> [GOAL OF THE EXERCISE]: Copy each line of the data below exactly, leaving out pictures.

> [PROVIDED DATA]:

※ ※ ※

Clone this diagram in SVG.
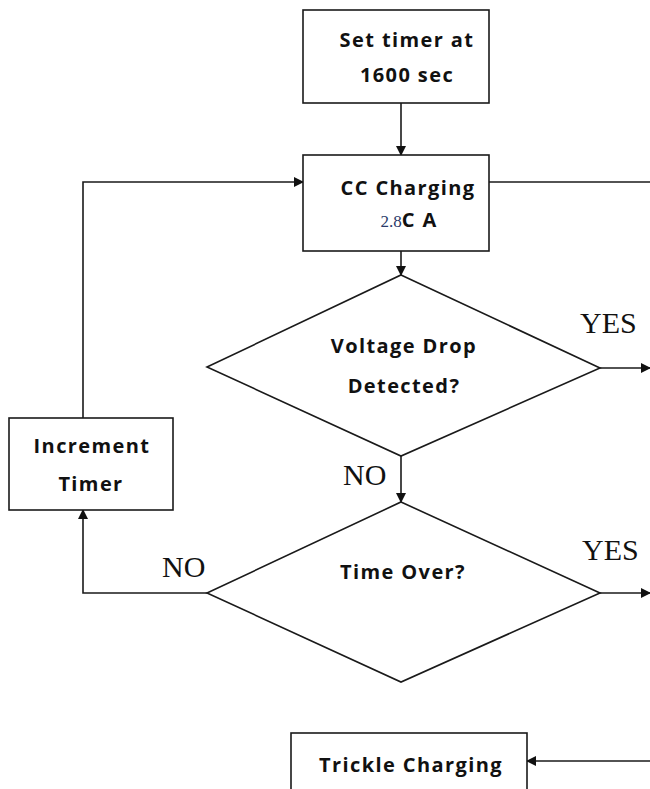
<svg xmlns="http://www.w3.org/2000/svg" width="650" height="789" viewBox="0 0 650 789">
<style>
.box{fill:#fff;stroke:#1a1a1a;stroke-width:1.6}
.lbl{font-family:"Open Sans","Noto Sans",sans-serif;font-weight:bold;font-size:20px;letter-spacing:1.4px;fill:#111;text-anchor:middle}
.yn{font-family:"Liberation Serif",serif;font-size:30px;fill:#111}
.ln{fill:none;stroke:#1a1a1a;stroke-width:1.6}
</style>
<defs>
<marker id="ah" markerWidth="10" markerHeight="10" refX="9" refY="5" orient="auto" markerUnits="userSpaceOnUse">
<path d="M0,0 L10,5 L0,10 z" fill="#111"/>
</marker>
</defs>
<rect width="650" height="789" fill="#fff"/>
<g id="connectors">
<line class="ln" x1="401" y1="103" x2="401" y2="155" marker-end="url(#ah)"/>
<line class="ln" x1="489" y1="182" x2="650" y2="182"/>
<line class="ln" x1="401" y1="251" x2="401" y2="275" marker-end="url(#ah)"/>
<line class="ln" x1="600" y1="368" x2="650" y2="368" marker-end="url(#ah)"/>
<line class="ln" x1="401" y1="456" x2="401" y2="502" marker-end="url(#ah)"/>
<line class="ln" x1="600" y1="593" x2="650" y2="593" marker-end="url(#ah)"/>
<polyline class="ln" points="207,593 83,593 83,510" marker-end="url(#ah)"/>
<polyline class="ln" points="83,418 83,182 303,182" marker-end="url(#ah)"/>
<line class="ln" x1="650" y1="761" x2="527" y2="761" marker-end="url(#ah)"/>
<text class="yn" x="580" y="333">YES</text>
<text class="yn" x="343" y="485">NO</text>
<text class="yn" x="582" y="560">YES</text>
<text class="yn" x="162" y="577">NO</text>
</g>
<g id="set-timer">
<rect class="box" x="303" y="10" width="186" height="93"/>
<text class="lbl" x="407" y="47">Set timer at</text>
<text class="lbl" x="407" y="82">1600 sec</text>
</g>
<g id="cc-charging">
<rect class="box" x="303" y="155" width="186" height="96"/>
<text class="lbl" x="408" y="195">CC Charging</text>
<text x="409" y="227" text-anchor="middle"><tspan font-family="Liberation Serif,serif" font-size="17" fill="#2a3a6a">2.8</tspan><tspan font-family="Open Sans,Noto Sans,sans-serif" font-weight="bold" font-size="20" letter-spacing="1.4" fill="#111">C A</tspan></text>
</g>
<g id="voltage-drop">
<polygon class="box" points="401,275 600,368 401,456 207,367"/>
<text class="lbl" x="404" y="353">Voltage Drop</text>
<text class="lbl" x="404" y="393">Detected?</text>
</g>
<g id="time-over">
<polygon class="box" points="401,502 600,593 401,682 207,593"/>
<text class="lbl" x="403" y="579">Time Over?</text>
</g>
<g id="increment-timer">
<rect class="box" x="9" y="418" width="164" height="92"/>
<text class="lbl" x="92" y="453">Increment</text>
<text class="lbl" x="91" y="491">Timer</text>
</g>
<g id="trickle-charging">
<rect class="box" x="291" y="733" width="236" height="70"/>
<text class="lbl" x="411" y="772">Trickle Charging</text>
</g>
</svg>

※ ※ ※

> [RESPONSE]:
Clone this diagram in SVG.
<svg xmlns="http://www.w3.org/2000/svg" width="650" height="789" viewBox="0 0 650 789">
<style>
.box{fill:#fff;stroke:#1a1a1a;stroke-width:1.6}
.lbl{font-family:"Open Sans","Noto Sans",sans-serif;font-weight:bold;font-size:20px;letter-spacing:1.4px;fill:#111;text-anchor:middle}
.yn{font-family:"Liberation Serif",serif;font-size:30px;fill:#111}
.ln{fill:none;stroke:#1a1a1a;stroke-width:1.6}
</style>
<defs>
<marker id="ah" markerWidth="10" markerHeight="10" refX="9" refY="5" orient="auto" markerUnits="userSpaceOnUse">
<path d="M0,0 L10,5 L0,10 z" fill="#111"/>
</marker>
</defs>
<rect width="650" height="789" fill="#fff"/>
<g id="connectors">
<line class="ln" x1="401" y1="103" x2="401" y2="155" marker-end="url(#ah)"/>
<line class="ln" x1="489" y1="182" x2="650" y2="182"/>
<line class="ln" x1="401" y1="251" x2="401" y2="275" marker-end="url(#ah)"/>
<line class="ln" x1="600" y1="368" x2="650" y2="368" marker-end="url(#ah)"/>
<line class="ln" x1="401" y1="456" x2="401" y2="502" marker-end="url(#ah)"/>
<line class="ln" x1="600" y1="593" x2="650" y2="593" marker-end="url(#ah)"/>
<polyline class="ln" points="207,593 83,593 83,510" marker-end="url(#ah)"/>
<polyline class="ln" points="83,418 83,182 303,182" marker-end="url(#ah)"/>
<line class="ln" x1="650" y1="761" x2="527" y2="761" marker-end="url(#ah)"/>
<text class="yn" x="580" y="333">YES</text>
<text class="yn" x="343" y="485">NO</text>
<text class="yn" x="582" y="560">YES</text>
<text class="yn" x="162" y="577">NO</text>
</g>
<g id="set-timer">
<rect class="box" x="303" y="10" width="186" height="93"/>
<text class="lbl" x="407" y="47">Set timer at</text>
<text class="lbl" x="407" y="82">1600 sec</text>
</g>
<g id="cc-charging">
<rect class="box" x="303" y="155" width="186" height="96"/>
<text class="lbl" x="408" y="195">CC Charging</text>
<text x="409" y="227" text-anchor="middle"><tspan font-family="Liberation Serif,serif" font-size="17" fill="#2a3a6a">2.8</tspan><tspan font-family="Open Sans,Noto Sans,sans-serif" font-weight="bold" font-size="20" letter-spacing="1.4" fill="#111">C A</tspan></text>
</g>
<g id="voltage-drop">
<polygon class="box" points="401,275 600,368 401,456 207,367"/>
<text class="lbl" x="404" y="353">Voltage Drop</text>
<text class="lbl" x="404" y="393">Detected?</text>
</g>
<g id="time-over">
<polygon class="box" points="401,502 600,593 401,682 207,593"/>
<text class="lbl" x="403" y="579">Time Over?</text>
</g>
<g id="increment-timer">
<rect class="box" x="9" y="418" width="164" height="92"/>
<text class="lbl" x="92" y="453">Increment</text>
<text class="lbl" x="91" y="491">Timer</text>
</g>
<g id="trickle-charging">
<rect class="box" x="291" y="733" width="236" height="70"/>
<text class="lbl" x="411" y="772">Trickle Charging</text>
</g>
</svg>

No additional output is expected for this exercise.